RESEARCH AND DEVELOPMENT

Com21 has focused its research and development efforts on increasing the
scalability and performance of its current products, reducing the cable
operator's cost of ownership, enhancing value-added services for subscribers,
reducing costs, and supporting emerging cable modem standards.

Our research and development expenditures were  $13.5 million in 1997,
$19.9 million in 1998 and $29.8 million in 1999. Research and development
expenses primarily consist of salaries and related costs of employees and
consultants engaged in ongoing research, design and development of our
products and technology. As of December 31, 1999, Com21 had a team of 87
engineers with expertise in ASIC design and electronics, encryption, radio
frequency modulation and demodulation, digital electronics design, networking,
embedded software, and network management.  During 1999, Com21 opened a
research center in Cork, Ireland.  This team of engineers will be focused
primarily on research and development of products for the European market.

CUSTOMER SERVICE AND TECHNICAL SUPPORT

Com21 believes that successful long-term relationships with its customers
require a service organization committed to customer satisfaction.

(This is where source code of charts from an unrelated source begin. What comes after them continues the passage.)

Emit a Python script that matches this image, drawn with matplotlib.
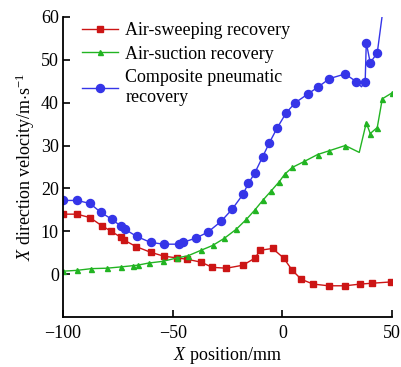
import matplotlib
matplotlib.use("Agg")
import matplotlib.pyplot as plt

plt.rcParams["font.family"] = ["Liberation Serif", "DejaVu Serif"]
plt.rcParams["mathtext.fontset"] = "custom"
plt.rcParams["mathtext.rm"] = "Liberation Serif"
plt.rcParams["mathtext.it"] = "Liberation Serif:italic"

# air-sweeping recovery
sweep_x = [-100, -93.6, -87.7, -82.3, -78, -73.6, -72, -66.5, -60, -54, -48, -43.6,
           -37, -32, -25.5, -18, -12.7, -10, -4.5, 0.5, 4.5, 8.6, 14, 21, 28.6, 35.5, 41, 49.5]
sweep_y = [14, 14, 13.2, 11.3, 10, 8.6, 7.9, 6.4, 5.1, 4.2, 3.8, 3.5,
           2.8, 1.6, 1.4, 2.1, 3.7, 5.6, 6.0, 3.8, 0.9, -1.2, -2.3, -2.7, -2.7, -2.3, -2.1, -1.8]

# air-suction recovery
suction_x = [-100, -93.6, -87, -80, -73.6, -68, -66, -61, -54.5, -48, -43, -37, -31.8,
             -26.4, -21, -16.4, -12.7, -9, -5, -1.4, 1, 4.5, 10, 16, 21.4, 28.6, 35,
             38.2, 40, 43.2, 45.5, 50]
suction_y = [0.7, 0.9, 1.3, 1.4, 1.7, 2.0, 2.1, 2.6, 3.0, 3.8, 4.3, 5.6, 6.7,
             8.4, 10.5, 12.8, 14.9, 17.2, 19.5, 21.6, 23.3, 24.9, 26.3, 27.9, 28.8, 30, 28.4,
             35.3, 32.8, 34.2, 40.9, 42.3]

# composite pneumatic recovery
comp_x = [-100, -93.6, -87.7, -82.7, -77.7, -73.6, -71.8, -66.4, -60, -54, -47.3, -45.5,
          -39.5, -34, -28, -23, -18, -15.5, -12.7, -9, -5.9, -2.3, 1.8, 5.9, 11.8, 16.4,
          21.4, 28.6, 33.6, 36, 37.7, 38.2, 40, 43.2, 45.5]
comp_y = [17.2, 17.2, 16.5, 14.4, 12.8, 11.2, 10.5, 8.8, 7.4, 7.0, 7.0, 7.4,
          8.4, 9.8, 12.3, 15.1, 18.6, 21.2, 23.5, 27.4, 30.7, 34.2, 37.7, 40, 42.1, 43.7,
          45.6, 46.7, 44.9, 43.7, 44.9, 54, 49.3, 51.6, 60.5]

fig = plt.figure(figsize=(4.01, 3.67), dpi=100)
ax = fig.add_axes([0.157, 0.136, 0.821, 0.818])

red, green, blue = "#cc1515", "#22b422", "#3535e8"
ax.plot(sweep_x, sweep_y, color=red, lw=1.0, marker="s", ms=4.3,
        label="Air-sweeping recovery")
ax.plot(suction_x, suction_y, color=green, lw=1.0, marker="^", ms=3.6,
        markevery=[i for i in range(len(suction_x)) if i != 26],
        label="Air-suction recovery")
ax.plot(comp_x, comp_y, color=blue, lw=1.0, marker="o", ms=5.8,
        markevery=[i for i in range(len(comp_x)) if i not in (29, 34)],
        label="Composite pneumatic\nrecovery")

ax.set_xlim(-100, 50)
ax.set_ylim(-10, 60)
ax.set_xticks([-100, -50, 0, 50])
ax.set_yticks([0, 10, 20, 30, 40, 50, 60])
ax.set_xticklabels(["\u2212100", "\u221250", "0", "50"])
ax.tick_params(direction="in", length=5, width=1.2, labelsize=13)
ax.tick_params(axis="y", pad=3)
ax.tick_params(axis="x", pad=6)
for s in ("top", "right"):
    ax.spines[s].set_visible(False)
for s in ("left", "bottom"):
    ax.spines[s].set_linewidth(1.3)

ax.set_xlabel(r"$\it{X}$ position/mm", fontsize=13, labelpad=2)
ax.set_ylabel(r"$\it{X}$ direction velocity/m$\cdot$s$^{-1}$", fontsize=13, labelpad=3)

ax.legend(loc="upper left", frameon=False, fontsize=13, handlelength=2.0,
          handletextpad=0.4, labelspacing=0.36, borderaxespad=0.2,
          bbox_to_anchor=(0.025, 1.018))

fig.savefig("out.png", dpi=100)
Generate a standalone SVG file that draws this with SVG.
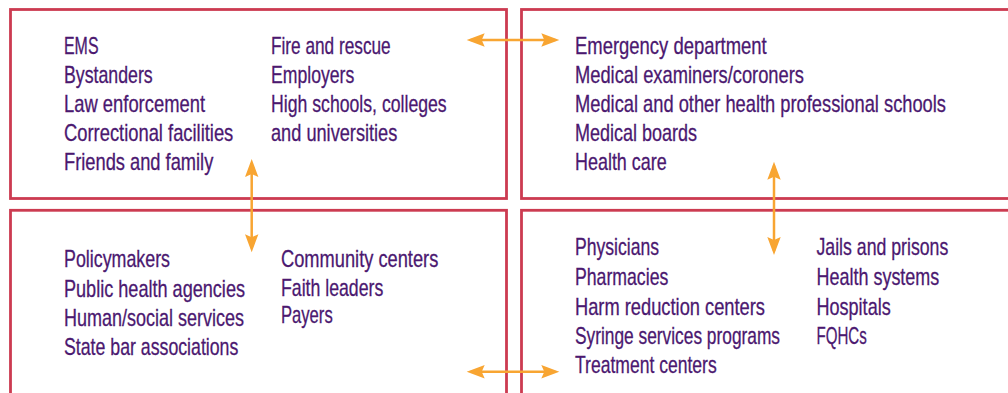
<svg xmlns="http://www.w3.org/2000/svg" width="1008" height="393" viewBox="0 0 1008 393">
<style>
.box{fill:#ffffff;stroke:#cc3b51;stroke-width:2.8}
.t{font-family:"Liberation Sans",Arial,sans-serif;font-size:24px;fill:#4b1870;stroke:#4b1870;stroke-width:0.3}
.arr{stroke:#f8a532;stroke-width:2.5;fill:none}
</style>
<defs>
<marker id="ah" markerUnits="userSpaceOnUse" viewBox="0 -7 18 14" markerWidth="18" markerHeight="14" refX="14" refY="0" orient="auto-start-reverse" overflow="visible">
<path d="M0,-6.7 L18,0 L0,6.7 L3,0 Z" fill="#f8a532"/>
</marker>
</defs>
<rect width="1008" height="393" fill="#ffffff"/>
<g id="node-community">
<rect class="box" x="10.5" y="9.5" width="496" height="189"/>
<text class="t" x="64" y="53.5" textLength="34.5" lengthAdjust="spacingAndGlyphs">EMS</text>
<text class="t" x="64" y="82.5" textLength="88.7" lengthAdjust="spacingAndGlyphs">Bystanders</text>
<text class="t" x="64" y="111.7" textLength="141" lengthAdjust="spacingAndGlyphs">Law enforcement</text>
<text class="t" x="64" y="141" textLength="169.3" lengthAdjust="spacingAndGlyphs">Correctional facilities</text>
<text class="t" x="64" y="170" textLength="149.3" lengthAdjust="spacingAndGlyphs">Friends and family</text>
<text class="t" x="271" y="53.5" textLength="119.7" lengthAdjust="spacingAndGlyphs">Fire and rescue</text>
<text class="t" x="271" y="82.5" textLength="83.3" lengthAdjust="spacingAndGlyphs">Employers</text>
<text class="t" x="271" y="111.7" textLength="175.7" lengthAdjust="spacingAndGlyphs">High schools, colleges</text>
<text class="t" x="271" y="141" textLength="126.3" lengthAdjust="spacingAndGlyphs">and universities</text>
</g>
<g id="node-health">
<rect class="box" x="521.5" y="9.5" width="520" height="189"/>
<text class="t" x="575" y="53.5" textLength="191.7" lengthAdjust="spacingAndGlyphs">Emergency department</text>
<text class="t" x="575" y="82.5" textLength="229" lengthAdjust="spacingAndGlyphs">Medical examiners/coroners</text>
<text class="t" x="575" y="111.7" textLength="371" lengthAdjust="spacingAndGlyphs">Medical and other health professional schools</text>
<text class="t" x="575" y="141" textLength="122" lengthAdjust="spacingAndGlyphs">Medical boards</text>
<text class="t" x="575" y="170" textLength="91.7" lengthAdjust="spacingAndGlyphs">Health care</text>
</g>
<g id="node-policy">
<rect class="box" x="10.5" y="210.3" width="496" height="220"/>
<text class="t" x="64" y="267.3" textLength="106" lengthAdjust="spacingAndGlyphs">Policymakers</text>
<text class="t" x="64" y="296.7" textLength="181" lengthAdjust="spacingAndGlyphs">Public health agencies</text>
<text class="t" x="64" y="326" textLength="180" lengthAdjust="spacingAndGlyphs">Human/social services</text>
<text class="t" x="64" y="355" textLength="174.3" lengthAdjust="spacingAndGlyphs">State bar associations</text>
<text class="t" x="281" y="267.3" textLength="157.3" lengthAdjust="spacingAndGlyphs">Community centers</text>
<text class="t" x="281" y="295.5" textLength="102.3" lengthAdjust="spacingAndGlyphs">Faith leaders</text>
<text class="t" x="281" y="323" textLength="51.7" lengthAdjust="spacingAndGlyphs">Payers</text>
</g>
<g id="node-providers">
<rect class="box" x="521.5" y="210.3" width="520" height="220"/>
<text class="t" x="575" y="255" textLength="84" lengthAdjust="spacingAndGlyphs">Physicians</text>
<text class="t" x="575" y="285" textLength="93.3" lengthAdjust="spacingAndGlyphs">Pharmacies</text>
<text class="t" x="575" y="314.5" textLength="190" lengthAdjust="spacingAndGlyphs">Harm reduction centers</text>
<text class="t" x="575" y="343.5" textLength="205" lengthAdjust="spacingAndGlyphs">Syringe services programs</text>
<text class="t" x="575" y="373" textLength="141.7" lengthAdjust="spacingAndGlyphs">Treatment centers</text>
<text class="t" x="816.5" y="255" textLength="131.8" lengthAdjust="spacingAndGlyphs">Jails and prisons</text>
<text class="t" x="816.5" y="285" textLength="122.8" lengthAdjust="spacingAndGlyphs">Health systems</text>
<text class="t" x="816.5" y="314.5" textLength="74.2" lengthAdjust="spacingAndGlyphs">Hospitals</text>
<text class="t" x="816.5" y="343.5" textLength="50.2" lengthAdjust="spacingAndGlyphs">FQHCs</text>
</g>
<g id="connectors">
<line class="arr" x1="470.7" y1="40" x2="555.3" y2="40" marker-start="url(#ah)" marker-end="url(#ah)"/>
<line class="arr" x1="251.7" y1="163" x2="251.7" y2="248.3" marker-start="url(#ah)" marker-end="url(#ah)"/>
<line class="arr" x1="774" y1="165.7" x2="774" y2="251" marker-start="url(#ah)" marker-end="url(#ah)"/>
<line class="arr" x1="470.7" y1="371.7" x2="555.3" y2="371.7" marker-start="url(#ah)" marker-end="url(#ah)"/>
</g>
</svg>
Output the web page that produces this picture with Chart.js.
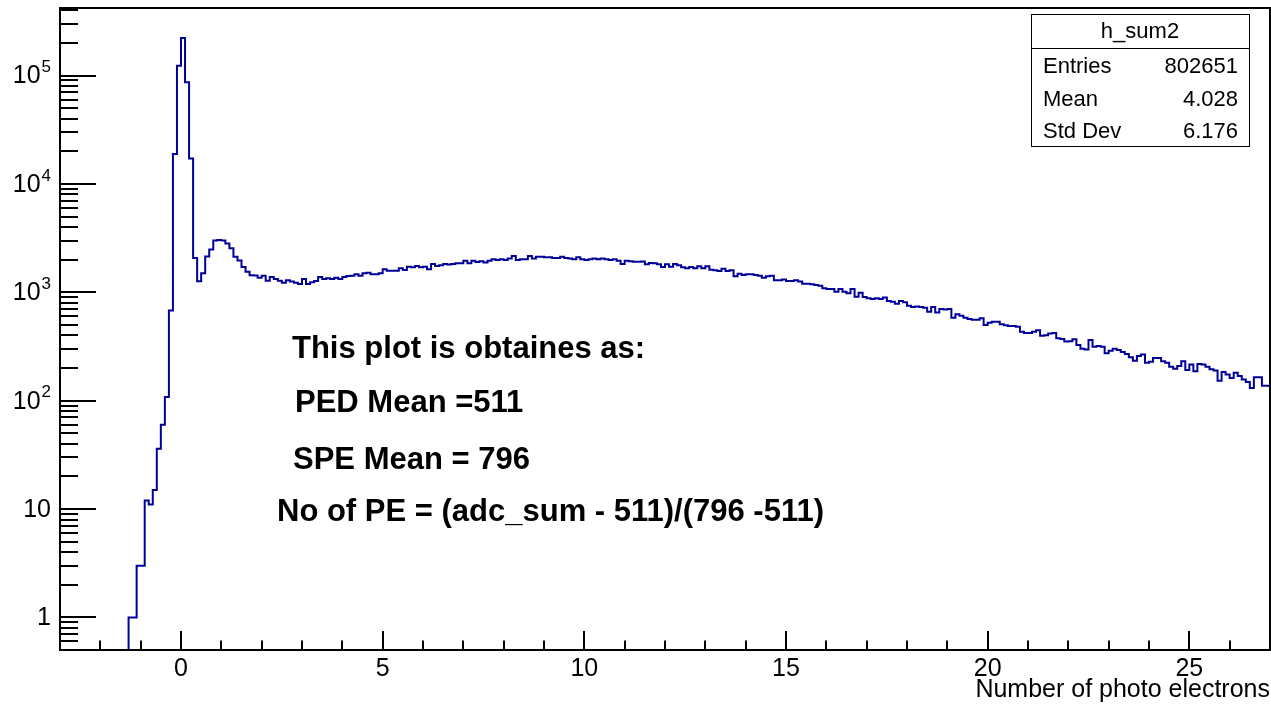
<!DOCTYPE html>
<html>
<head>
<meta charset="utf-8">
<script src="https://cdn.jsdelivr.net/npm/chart.js@4.4.0/dist/chart.umd.min.js"></script>
<style>
  html, body { margin: 0; padding: 0; background: #fff; }
</style>
</head>
<body>
<canvas id="grafico" width="1271" height="706"></canvas>
<script>
// histogram h_sum2, bins of 0.1 PE starting at -3
const histMin = -3.0;
const binWidth = 0.1;
const xMin = -3.0;
const xMax = 27.0;
const yMin = 0.5;
const yMax = 4.2e5;
const xTickValues = [0, 5, 10, 15, 20, 25];

const counts = [
  // -3.0 .. -1.4 : empty
  0, 0, 0, 0, 0, 0, 0, 0, 0, 0, 0, 0, 0, 0, 0, 0, 0,
  // -1.3 ..
  1, 1, 3, 3, 12, 11, 15, 36, 60, 108,
  680, 18900, 123000, 222000, 86700, 17200, 2070, 1265, 1500, 2135,
  2480, 3010, 3030, 3000, 2820, 2550, 2130, 1960, 1715, 1550,
  1435, 1430, 1360, 1423, 1279, 1386, 1327, 1279, 1227, 1290,
  1260, 1227, 1194, 1327, 1194, 1237, 1270, 1386, 1327, 1345,
  1327, 1362, 1327, 1386, 1415, 1423, 1470, 1423, 1497, 1517,
  1470, 1470, 1497, 1630, 1583, 1583, 1583, 1665, 1605, 1722,
  1700, 1750, 1700, 1722, 1630, 1824, 1750, 1776, 1824, 1800,
  1824, 1853, 1853, 1958, 1853, 1958, 1905, 1930, 1880, 1958,
  2015, 1985, 2015, 1985, 2045, 2162, 1985, 2015, 2015, 2162,
  2045, 2130, 2130, 2100, 2100, 2070, 2070, 2130, 2070, 2045,
  2015, 2100, 2015, 1985, 2015, 2045, 2015, 2045, 2015, 1985,
  2015, 1958, 1824, 1958, 1930, 1910, 1910, 1922, 1812, 1866,
  1853, 1812, 1711, 1812, 1722, 1824, 1776, 1700, 1665, 1711,
  1665, 1736, 1665, 1736, 1618, 1597, 1575, 1650, 1575, 1597,
  1406, 1485, 1445, 1465, 1465, 1445, 1423, 1362, 1406, 1423,
  1290, 1290, 1310, 1270, 1270, 1290, 1260, 1200, 1200, 1185,
  1165, 1150, 1088, 1073, 1073, 1012, 1073, 1012, 980, 1073,
  910, 990, 905, 880, 867, 880, 867, 894, 832, 818,
  785, 832, 807, 752, 731, 741, 731, 720, 662, 731,
  650, 702, 692, 702, 583, 626, 608, 583, 567, 559,
  559, 577, 499, 523, 534, 534, 508, 496, 489, 489,
  481, 433, 421, 421, 433, 447, 398, 402, 416, 421,
  376, 370, 352, 353, 368, 327, 302, 297, 363, 315,
  320, 315, 274, 289, 302, 294, 281, 270, 251, 234,
  258, 266, 224, 228, 248, 248, 231, 224, 206, 197,
  209, 231, 192, 215, 187, 218, 215, 206, 195, 190,
  153, 184, 174, 162, 181, 169, 157, 149, 131, 164,
  164, 137, 137
];

const yLabels = [
  { value: 1, base: '1', exp: '' },
  { value: 10, base: '10', exp: '' },
  { value: 100, base: '10', exp: '2' },
  { value: 1000, base: '10', exp: '3' },
  { value: 10000, base: '10', exp: '4' },
  { value: 100000, base: '10', exp: '5' }
];

const xTitle = 'Number of photo electrons';
const statsTitle = 'h_sum2';
const statsRows = [
  ['Entries', '802651'],
  ['Mean', '4.028'],
  ['Std Dev', '6.176']
];
const notas = [
  { text: 'This plot is obtaines as:', x: 292, y: 349 },
  { text: 'PED Mean =511', x: 295, y: 403 },
  { text: 'SPE Mean = 796', x: 293, y: 460 },
  { text: 'No of PE = (adc_sum - 511)/(796 -511)', x: 277, y: 512 }
];

const fonte = "'Liberation Sans', Arial, sans-serif";

// bins vazios ficam abaixo do eixo (log), a linha desce ate o fundo e e cortada
const pontos = counts.map((c, i) => ({ x: histMin + i * binWidth, y: c > 0 ? c : yMin / 10 }));
pontos.push({ x: histMin + counts.length * binWidth, y: yMin / 10 });

// eixos, caixa de estatistica e textos do ROOT
const rootPlugin = {
  id: 'rootFrame',
  afterDraw(chart) {
    const ctx = chart.ctx;
    const area = chart.chartArea;
    const xs = chart.scales.x;
    const ys = chart.scales.y;

    ctx.save();
    ctx.strokeStyle = '#000';
    ctx.lineWidth = 2;
    ctx.strokeRect(area.left, area.top, area.right - area.left, area.bottom - area.top);

    // ticks x
    ctx.beginPath();
    for (let v = Math.ceil(xMin); v < xMax; v++) {
      const px = Math.round(xs.getPixelForValue(v));
      const len = v % 5 === 0 ? 19 : 9.5;
      ctx.moveTo(px, area.bottom);
      ctx.lineTo(px, area.bottom - len);
    }
    // ticks y
    for (let d = -1; d <= 5; d++) {
      for (let m = 1; m <= 9; m++) {
        const v = m * Math.pow(10, d);
        if (v < yMin || v > yMax) continue;
        const py = Math.round(ys.getPixelForValue(v));
        const len = m === 1 ? 36 : 18;
        ctx.moveTo(area.left, py);
        ctx.lineTo(area.left + len, py);
      }
    }
    ctx.stroke();

    // rotulos y
    ctx.fillStyle = '#000';
    ctx.textBaseline = 'middle';
    yLabels.forEach(l => {
      const py = ys.getPixelForValue(l.value);
      const right = 51;
      ctx.font = '17px ' + fonte;
      const wExp = l.exp ? ctx.measureText(l.exp).width : 0;
      ctx.textAlign = 'right';
      if (l.exp) ctx.fillText(l.exp, right, py - 8);
      ctx.font = '25px ' + fonte;
      ctx.fillText(l.base, right - wExp - (l.exp ? 1 : 0), py + 1);
    });

    // titulo eixo x
    ctx.font = '25px ' + fonte;
    ctx.textAlign = 'right';
    ctx.fillText(xTitle, 1270, 690);

    // caixa de estatistica
    const bx = 1031, by = 14, bw = 218, bh = 132;
    ctx.fillStyle = '#fff';
    ctx.fillRect(bx, by, bw, bh);
    ctx.lineWidth = 1;
    ctx.strokeRect(bx + 0.5, by + 0.5, bw, bh);
    ctx.beginPath();
    ctx.moveTo(bx, by + 34.5);
    ctx.lineTo(bx + bw, by + 34.5);
    ctx.stroke();
    ctx.fillStyle = '#000';
    ctx.font = '22px ' + fonte;
    ctx.textAlign = 'center';
    ctx.fillText(statsTitle, bx + bw / 2, by + 18);
    statsRows.forEach((r, i) => {
      const py = by + 53 + i * 32.5;
      ctx.textAlign = 'left';
      ctx.fillText(r[0], bx + 12, py);
      ctx.textAlign = 'right';
      ctx.fillText(r[1], bx + bw - 11, py);
    });

    // textos
    ctx.font = 'bold 31px ' + fonte;
    ctx.textAlign = 'left';
    notas.forEach(n => ctx.fillText(n.text, n.x, n.y));
    ctx.restore();
  }
};

new Chart(document.getElementById('grafico').getContext('2d'), {
  type: 'line',
  data: {
    datasets: [{
      label: statsTitle,
      data: pontos,
      stepped: true,
      borderColor: '#000099',
      borderWidth: 2,
      pointRadius: 0,
      fill: false
    }]
  },
  options: {
    responsive: false,
    animation: false,
    devicePixelRatio: 1,
    layout: { padding: { top: 8, right: 1, left: 0, bottom: 0 } },
    plugins: {
      legend: { display: false },
      title: { display: false },
      tooltip: { enabled: false }
    },
    scales: {
      x: {
        type: 'linear',
        min: xMin,
        max: xMax,
        grid: { display: false, drawTicks: false },
        border: { display: false },
        ticks: {
          autoSkip: false,
          maxRotation: 0,
          padding: 4,
          color: '#000',
          font: { size: 25, family: fonte }
        },
        afterBuildTicks(scale) {
          scale.ticks = xTickValues.map(v => ({ value: v }));
        },
        afterFit(scale) { scale.height = 56; }
      },
      y: {
        type: 'logarithmic',
        min: yMin,
        max: yMax,
        grid: { display: false, drawTicks: false },
        border: { display: false },
        ticks: { display: false },
        afterFit(scale) { scale.width = 60; }
      }
    }
  },
  plugins: [rootPlugin]
});
</script>
</body>
</html>
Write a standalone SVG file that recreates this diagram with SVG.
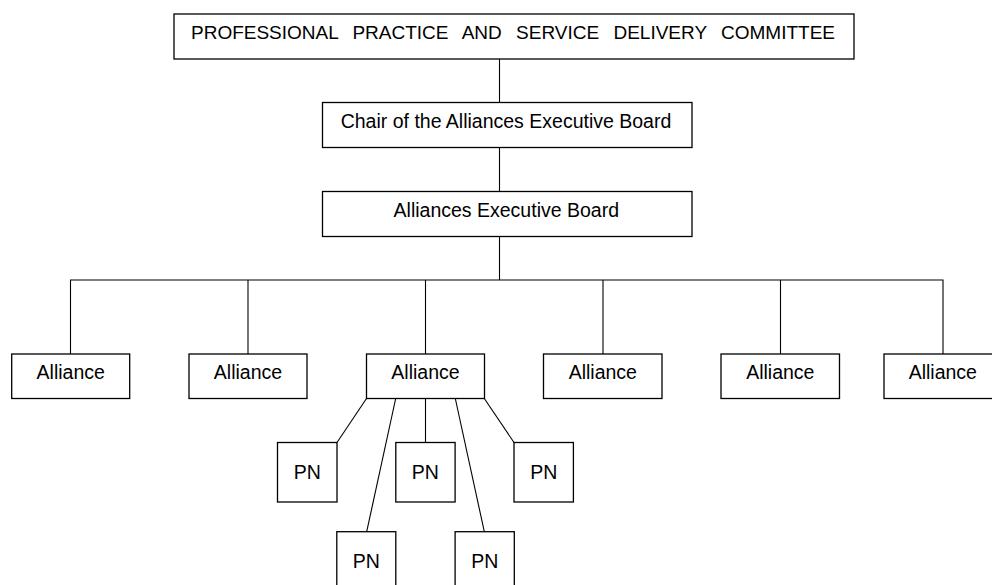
<svg xmlns="http://www.w3.org/2000/svg" width="992" height="585" viewBox="0 0 992 585">
<style>
.box{fill:#fff;stroke:#000;stroke-width:1.3}
.t{font-family:"Liberation Sans",Arial,sans-serif;font-size:19.5px;fill:#000;text-anchor:middle}
.c{stroke:#000;stroke-width:1.1;fill:none}
</style>
<rect width="992" height="585" fill="#fff"/>
<g id="connectors">
<line class="c" x1="499.5" y1="59" x2="499.5" y2="102.5"/>
<line class="c" x1="499.5" y1="147.5" x2="499.5" y2="191.5"/>
<line class="c" x1="499.5" y1="236.5" x2="499.5" y2="280"/>
<polyline class="c" points="70.5,354 70.5,280 943,280 943,354"/>
<line class="c" x1="248" y1="280" x2="248" y2="354"/>
<line class="c" x1="425.5" y1="280" x2="425.5" y2="354"/>
<line class="c" x1="603" y1="280" x2="603" y2="354"/>
<line class="c" x1="780.5" y1="280" x2="780.5" y2="354"/>
<line class="c" x1="366.5" y1="398.5" x2="337" y2="442.5"/>
<line class="c" x1="395.7" y1="398.5" x2="366.7" y2="531.7"/>
<line class="c" x1="425.5" y1="398.5" x2="425.5" y2="442.5"/>
<line class="c" x1="455.3" y1="398.5" x2="484.3" y2="531.7"/>
<line class="c" x1="484.3" y1="398.5" x2="514" y2="442.5"/>
</g>
<g id="committee"><rect class="box" x="174" y="14" width="680" height="45"/><text class="t" x="513" y="38.5" style="font-size:19px;word-spacing:9px">PROFESSIONAL PRACTICE AND SERVICE DELIVERY COMMITTEE</text></g>
<g id="chair"><rect class="box" x="322.5" y="102.5" width="369.5" height="45"/><text class="t" x="506" y="127.5">Chair of the Alliances Executive Board</text></g>
<g id="board"><rect class="box" x="322.5" y="191.5" width="369.5" height="45"/><text class="t" x="506.3" y="216.5">Alliances Executive Board</text></g>
<g id="alliance1"><rect class="box" x="11.7" y="354" width="118" height="44.5"/><text class="t" x="70.7" y="378.5">Alliance</text></g>
<g id="alliance2"><rect class="box" x="189" y="354" width="118" height="44.5"/><text class="t" x="248" y="378.5">Alliance</text></g>
<g id="alliance3"><rect class="box" x="366.5" y="354" width="118" height="44.5"/><text class="t" x="425.5" y="378.5">Alliance</text></g>
<g id="alliance4"><rect class="box" x="543.5" y="354" width="118.5" height="44.5"/><text class="t" x="602.8" y="378.5">Alliance</text></g>
<g id="alliance5"><rect class="box" x="721" y="354" width="118.5" height="44.5"/><text class="t" x="780.3" y="378.5">Alliance</text></g>
<g id="alliance6"><rect class="box" x="884" y="354" width="118" height="44.5"/><text class="t" x="942.8" y="378.5">Alliance</text></g>
<g id="pn1"><rect class="box" x="277.5" y="442.5" width="59.5" height="59.5"/><text class="t" x="307.2" y="479.3">PN</text></g>
<g id="pn2"><rect class="box" x="336.8" y="531.7" width="59" height="59.5"/><text class="t" x="366.3" y="567.8">PN</text></g>
<g id="pn3"><rect class="box" x="395.8" y="442.5" width="59.3" height="59.5"/><text class="t" x="425.4" y="479.3">PN</text></g>
<g id="pn4"><rect class="box" x="455.1" y="531.7" width="59.2" height="59.5"/><text class="t" x="484.7" y="567.8">PN</text></g>
<g id="pn5"><rect class="box" x="514" y="442.5" width="59.4" height="59.5"/><text class="t" x="543.7" y="479.3">PN</text></g>
</svg>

As of
December 31, 1999, Com21 had 32 technical support employees. Com21 makes
available to all new customers a five-day training course prior to receiving
and installing a system. Customer personnel are trained in the installation,
maintenance and operation of Com21 products.

In North America, Com21 provides direct support by telephone and at the
customers' locations. Com21 supplies support 24 hours a day, seven days a
week. Internationally, systems integrators provide first level support, and
Com21 provides second level support. Com21 maintains a customer call tracking
system that captures and monitors service activities. Com21 is able to
identify problems with a customer's ComUNITY Access system through a dialup
analog modem connection and a Web-based management interface.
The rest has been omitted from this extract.